Maclean organised the Native Department at Auckland during his term of office and continued as Native Secretary until Maori affairs passed from the hands of the Governor and were brought within the sphere of Parliamentary control. In 1863 he gave up his Government position, went to Hawke's Bay, and presently entered into active politics, a field which gave him wider scope and at any rate freed him from the necessity for consulting the wishes of Governors.

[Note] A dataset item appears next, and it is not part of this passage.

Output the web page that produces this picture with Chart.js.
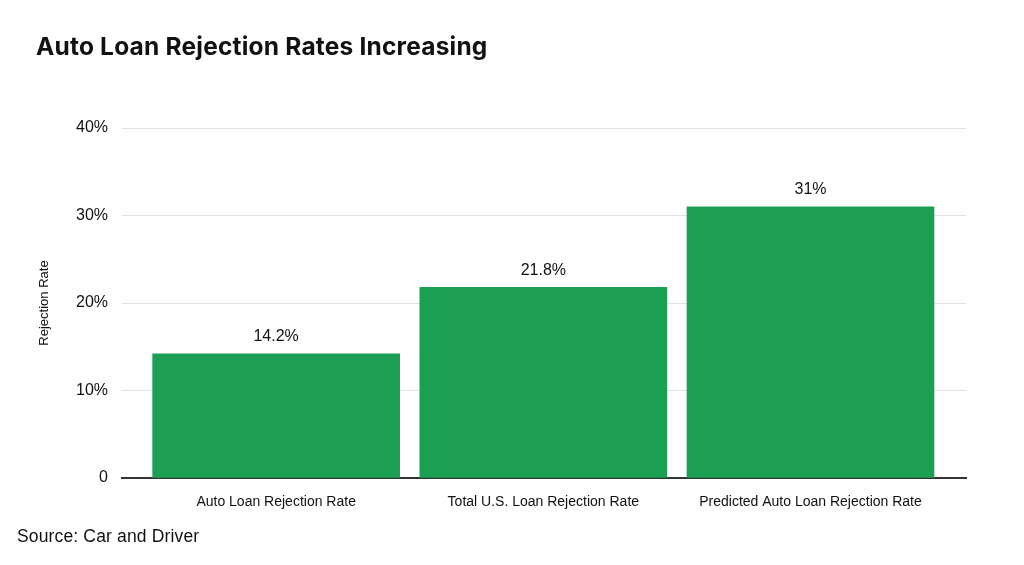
<!DOCTYPE html>
<html>
<head>
<meta charset="utf-8">
<script src="https://cdn.jsdelivr.net/npm/chart.js@4.4.1/dist/chart.umd.min.js"></script>
<style>
  html, body { margin: 0; padding: 0; background: #fff; }
  body { width: 1024px; height: 565px; position: relative; overflow: hidden;
         font-family: "Liberation Sans", Arial, sans-serif; color: #111; }
  #wrap { position: absolute; left: 0; top: 0; width: 1024px; height: 565px; }
  #title { position: absolute; left: 36px; top: 33px; font-family: Inter, "Liberation Sans", sans-serif;
           font-size: 24.5px; font-weight: bold; line-height: 26px; letter-spacing: 0.2px; white-space: nowrap; }
  #source { position: absolute; left: 17px; top: 526px; font-size: 17.5px;
            line-height: 20px; letter-spacing: 0.15px; white-space: nowrap; }
</style>
</head>
<body>
<div id="wrap"><canvas id="chart"></canvas></div>
<div id="title">Auto Loan Rejection Rates Increasing</div>
<div id="source">Source: Car and Driver</div>
<script>
// Chart data
const categories = ['Auto Loan Rejection Rate', 'Total U.S. Loan Rejection Rate', 'Predicted Auto Loan Rejection Rate'];
const rejectionRates = [14.2, 21.8, 31];
const valueLabels = ['14.2%', '21.8%', '31%'];
const yTicks = [0, 10, 20, 30, 40];

const barGreen = '#1b9f53';
const textColor = '#111111';
const fontFamily = '"Liberation Sans", Arial, sans-serif';

// Draws the value label above each bar
const barValueLabels = {
  id: 'barValueLabels',
  afterDatasetsDraw(chart) {
    const ctx = chart.ctx;
    const meta = chart.getDatasetMeta(0);
    ctx.save();
    ctx.font = '16px ' + fontFamily;
    ctx.fillStyle = textColor;
    ctx.textAlign = 'center';
    ctx.textBaseline = 'bottom';
    meta.data.forEach((bar, i) => {
      ctx.fillText(valueLabels[i], bar.x, bar.y - 9);
    });
    ctx.restore();
  }
};

function buildChart() {
  const ctx = document.getElementById('chart').getContext('2d');
  new Chart(ctx, {
    type: 'bar',
    data: {
      datasets: [{
        label: 'Rejection Rate',
        data: rejectionRates.map((v, i) => ({ x: i, y: v })),
        backgroundColor: barGreen,
        borderWidth: 0,
        barThickness: 247
      }]
    },
    options: {
      responsive: true,
      maintainAspectRatio: false,
      animation: false,
      layout: { padding: { left: 0, right: 58, top: 128, bottom: 0 } },
      plugins: {
        legend: { display: false },
        tooltip: { enabled: false }
      },
      scales: {
        x: {
          type: 'linear',
          offset: false,
          min: -0.577,
          max: 2.582,
          afterBuildTicks(scale) {
            scale.ticks = categories.map((c, i) => ({ value: i }));
          },
          afterFit(scale) { scale.height = 87; },
          grid: { display: false, drawTicks: false, offset: false },
          border: { display: true, color: '#333333', width: 2 },
          ticks: {
            autoSkip: false,
            maxRotation: 0,
            padding: 16,
            color: textColor,
            font: { family: fontFamily, size: 14 },
            callback: (value) => categories[value]
          }
        },
        y: {
          min: 0,
          max: 40,
          afterBuildTicks(scale) {
            scale.ticks = yTicks.map(v => ({ value: v }));
          },
          afterFit(scale) { scale.width = 122; },
          grid: { color: '#e2e2e2', lineWidth: 1, drawTicks: false },
          border: { display: false },
          ticks: {
            padding: 14,
            color: textColor,
            font: { family: fontFamily, size: 16 },
            callback: (value) => value === 0 ? '0' : value + '%'
          },
          title: {
            display: true,
            text: 'Rejection Rate',
            color: textColor,
            font: { family: fontFamily, size: 13 },
            padding: { top: 37, bottom: 0 }
          }
        }
      }
    },
    plugins: [barValueLabels]
  });
}

document.addEventListener('DOMContentLoaded', buildChart);
</script>
</body>
</html>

“… There has been a good deal of time occupied by some of the members of the General Assembly, in an investigation of circumstances connected with the introduction of civil institutions into the Waikato district, and some blame imputed to me for the withdrawal of Mr. Fenton, who was sent there as Resident Magistrate. The facts of the case can be summed up in a few words. I was quite favourable to the introduction of such institutions if properly and judiciously initiated, not mere spasmodic efforts, which aimed at the breaking up of the influence of the old chiefs, and disturbing the present social organisations of the tribes however defective, without being prepared to substitute something permanent and reliable to replace those institutions of chieftainships and tribal relations recognised by the people. Moreover, I did not wish the Maori to be made the subject of untried experiments subservient to the ends of party politics, while unprepared to introduce and support a large and comprehensive scheme for their better government, which the circumstances of the Colony very much require, but which the Assembly, until now, has never shewed an earnest willingness to supply. The so-called friends of the Maoris of the present day would not grant £1000 for Native purposes two years ago; although they contribute at least £25,000 to the yearly customs revenue, independent of their contributions in selling us land at a cheap rate, which we retail at a handsome profit. When it suits a party, or political purpose, the natives or the Native Office is found a very convenient stalking horse; but experience proves to me that professions of unbounded generosity in times of war or danger, are not to be relied on as the sincere promptings of the minds of the present Maori sympathisers. However, every well-wisher of the Maori race must hail with satisfaction a spirit of enquiry among the Europeans, as to the Maori question, which must lead to a more full appreciation and just recognition of their social and political rights.”